Benjamin Wallace‘s chatty, sometimes brazenly phrased Vulture piece about the dissolution of TomKat (“An Inquiry Into The Very Public Private Marriage of Katie Holmes and Tom Cruise“) comes to the conclusion that apart from the venal Scientology element, the possibly-straight Cruise isn’t as much to blame for the breakup as much as Holmes’ feelings of being “trapped in someone else’s movie.
Illustrations by New York‘s Kagan McLeod.
“Promised above-the-title billing, [Holmes] never managed to move beyond a supporting role,” Wallace writes. “Where at 26 she found Cruise’s monster life ‘exciting,’ at 33 it just made her feel smaller. And it doesn’t require any overt or conscious cynicism on Holmes’s part, or mean she wasn’t genuinely smitten with Cruise when they wed, for her also to have expected the union to be a boon to her career.
“Marrying Cruise had done wonders for Nicole Kidman, who not only became massively more famous but whose acting career took off while she and Cruise were still together. And Holmes, who already had a hit TV series to her name and a $1 million role in Batman Begins at the time of her wedding, was starting ahead of where Kidman had. Indeed, marrying Cruise did make Holmes a lot more famous — there she was on the cover of Harper’s Bazaar, styled by Victoria Beckham — but it also, because of Cruise’s bizarreries, drove her Q rating downward. When her character was reprised in the next Batman movie, The Dark Knight, Holmes was passed over for Maggie Gyllenhaal.
“She got parts in mostly small movies, but they bombed at the box office. The Times called Holmes the ‘weakest link’ in Mad Money, and for her work in the Adam Sandler comedy Jack & Jill, she was nominated for Worst Supporting Actress at the 2011 Golden Raspberry Awards (her second nomination; she had received the first for Batman Begins).
“At the same time, unfavorable comparisons between her and fellow Dawson’s Creek alumna Michelle Williams became painfully inescapable. As Williams became a figure of sympathy because of her husband (the late Heath Ledger), Holmes became a joke because of hers. Holmes is said (scout’s honor!) to have been enraged by Williams’s success. While Holmes was playing Jackie O. in a mini-series that ended up airing on Reelz — that’s Channel 238 in the Time Warner NY cable system, if you’re wondering — Williams was playing JFK’s sometime-mistress Marilyn Monroe, in a feature film, en route to a third Oscar nomination.
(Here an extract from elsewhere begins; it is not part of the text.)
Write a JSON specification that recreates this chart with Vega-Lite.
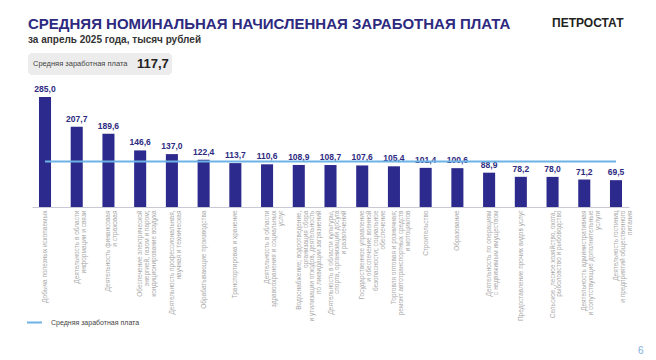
{
  "$schema": "https://vega.github.io/schema/vega-lite/v6.json",
  "width": 597,
  "height": 122,
  "autosize": {"type": "none"},
  "padding": {"left": 32, "top": 85, "right": 27, "bottom": 153},
  "background": "white",
  "title": {
    "text": "СРЕДНЯЯ НОМИНАЛЬНАЯ НАЧИСЛЕННАЯ ЗАРАБОТНАЯ ПЛАТА",
    "subtitle": "за апрель 2025 года, тысяч рублей",
    "anchor": "start",
    "frame": "group",
    "dx": -4,
    "offset": -28,
    "font": "Liberation Sans",
    "fontSize": 15,
    "fontWeight": "bold",
    "color": "#2d2a7f",
    "subtitleFont": "Liberation Sans Narrow, Liberation Sans",
    "subtitleFontSize": 10,
    "subtitleFontWeight": "bold",
    "subtitleColor": "#333333",
    "subtitlePadding": 3
  },
  "layer": [
    {
      "data": {
        "values": [
          {"cat": "Добыча полезных ископаемых", "v": 285.0, "avg": 117.7},
          {"cat": "Деятельность в области|информации и связи", "v": 207.7, "avg": 117.7},
          {"cat": "Деятельность финансовая|и страховая", "v": 189.6, "avg": 117.7},
          {"cat": "Обеспечение электрической|энергией, газом и паром;|кондиционирование воздуха", "v": 146.6, "avg": 117.7},
          {"cat": "Деятельность профессиональная,|научная и техническая", "v": 137.0, "avg": 117.7},
          {"cat": "Обрабатывающие производства", "v": 122.4, "avg": 117.7},
          {"cat": "Транспортировка и хранение", "v": 113.7, "avg": 117.7},
          {"cat": "Деятельность в области|здравоохранения и социальных|услуг", "v": 110.6, "avg": 117.7},
          {"cat": "Водоснабжение; водоотведение,|организация сбора|и утилизации отходов, деятельность|по ликвидации загрязнений", "v": 108.9, "avg": 117.7},
          {"cat": "Деятельность в области культуры,|спорта, организации досуга|и развлечений", "v": 108.7, "avg": 117.7},
          {"cat": "Государственное управление|и обеспечение военной|безопасности; социальное|обеспечение", "v": 107.6, "avg": 117.7},
          {"cat": "Торговля оптовая и розничная;|ремонт автотранспортных средств|и мотоциклов", "v": 105.4, "avg": 117.7},
          {"cat": "Строительство", "v": 101.4, "avg": 117.7},
          {"cat": "Образование", "v": 100.6, "avg": 117.7},
          {"cat": "Деятельность по операциям|с недвижимым имуществом", "v": 88.9, "avg": 117.7},
          {"cat": "Предоставление прочих видов услуг", "v": 78.2, "avg": 117.7},
          {"cat": "Сельское, лесное хозяйство, охота,|рыболовство и рыбоводство", "v": 78.0, "avg": 117.7},
          {"cat": "Деятельность административная|и сопутствующие дополнительные|услуги", "v": 71.2, "avg": 117.7},
          {"cat": "Деятельность гостиниц|и предприятий общественного|питания", "v": 69.5, "avg": 117.7}
        ]
      },
      "encoding": {
        "x": {
          "field": "cat",
          "type": "nominal",
          "sort": null,
          "scale": {"paddingInner": 0.62, "paddingOuter": 0.22},
          "axis": {
            "title": null,
            "labelAngle": -90,
            "labelAlign": "right",
            "labelBaseline": "middle",
            "labelFont": "Liberation Sans",
            "labelFontSize": 6.5,
            "labelColor": "#a8a8a8",
            "labelLineHeight": 6.8,
            "labelPadding": 3,
            "labelLimit": 0,
            "labelOverlap": false,
            "labelExpr": "split(datum.label, '|')",
            "ticks": false,
            "domainColor": "#c9c9d6",
            "domainWidth": 1
          }
        }
      },
      "layer": [
        {
          "mark": {"type": "bar", "color": "#2c2a8c"},
          "encoding": {
            "y": {"field": "v", "type": "quantitative", "scale": {"domain": [0, 316], "nice": false}, "axis": null}
          }
        },
        {
          "mark": {"type": "text", "baseline": "alphabetic", "dy": -5, "font": "Liberation Sans", "fontSize": 8.5, "fontWeight": "bold", "color": "#2d2a7f"},
          "encoding": {
            "y": {"field": "v", "type": "quantitative"},
            "text": {"field": "v", "type": "quantitative", "format": ".1f"}
          }
        },
        {
          "mark": {"type": "line", "strokeWidth": 2},
          "encoding": {
            "y": {"field": "avg", "type": "quantitative"},
            "color": {
              "datum": "Средняя заработная плата",
              "type": "nominal",
              "scale": {"range": ["#6db3e6"]},
              "legend": {
                "title": null,
                "orient": "none",
                "legendX": -6,
                "legendY": 229,
                "symbolType": "stroke",
                "symbolSize": 225,
                "symbolStrokeWidth": 2,
                "labelFont": "Liberation Sans",
                "labelFontSize": 7,
                "labelColor": "#444444",
                "labelOffset": 8
              }
            }
          }
        }
      ]
    },
    {
      "data": {"values": [{"t": "Средняя заработная плата", "m": "117,7"}]},
      "layer": [
        {
          "mark": {"type": "rect", "x": -4, "x2": 140, "y": -32, "y2": -10, "cornerRadius": 4, "color": "#ececec"},
          "encoding": {}
        },
        {
          "mark": {"type": "text", "x": 1, "y": -21, "align": "left", "baseline": "middle", "font": "Liberation Sans", "fontSize": 7.5, "color": "#444444"},
          "encoding": {"text": {"field": "t"}}
        },
        {
          "mark": {"type": "text", "x": 105, "y": -21, "align": "left", "baseline": "middle", "font": "Liberation Sans", "fontSize": 13, "fontWeight": "bold", "color": "#222222"},
          "encoding": {"text": {"field": "m"}}
        }
      ]
    },
    {
      "data": {"values": [{"t": "ПЕТРОСТАТ"}]},
      "mark": {"type": "text", "x": 520, "y": -58, "align": "left", "baseline": "alphabetic", "font": "Liberation Sans", "fontSize": 12, "fontWeight": "bold", "color": "#222222"},
      "encoding": {"text": {"field": "t"}}
    },
    {
      "data": {"values": [{"t": "6"}]},
      "mark": {"type": "text", "x": 606, "y": 269, "align": "left", "baseline": "alphabetic", "font": "Liberation Sans", "fontSize": 10, "color": "#7ab0db"},
      "encoding": {"text": {"field": "t"}}
    }
  ],
  "config": {
    "view": {"stroke": null},
    "locale": {"number": {"decimal": ",", "thousands": " ", "grouping": [3], "currency": ["", ""]}}
  }
}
“But Scientology, or rather its terrible reputation, offered a way out. Holmes, unable to get the kinds of roles she wanted, realized she could cast herself in the part of a lifetime. Like Truman in The Truman Show, she finally grasped her ontological status as a character in a fiction, and that self-awareness propelled her out of the story and crashing through the fourth wall. She knew a good third-act twist when she saw one.
“‘It’s not like she ever had a huge career to begin with. She was a rising star. Now she will have a huge career,’ says an editor at a leading celebrity magazine. Holmes, emerging from a seven-year, one-on-one apprenticeship with the world’s most famous action hero, simply rewrote the script.”
“Or maybe she didn’t. But what a story.”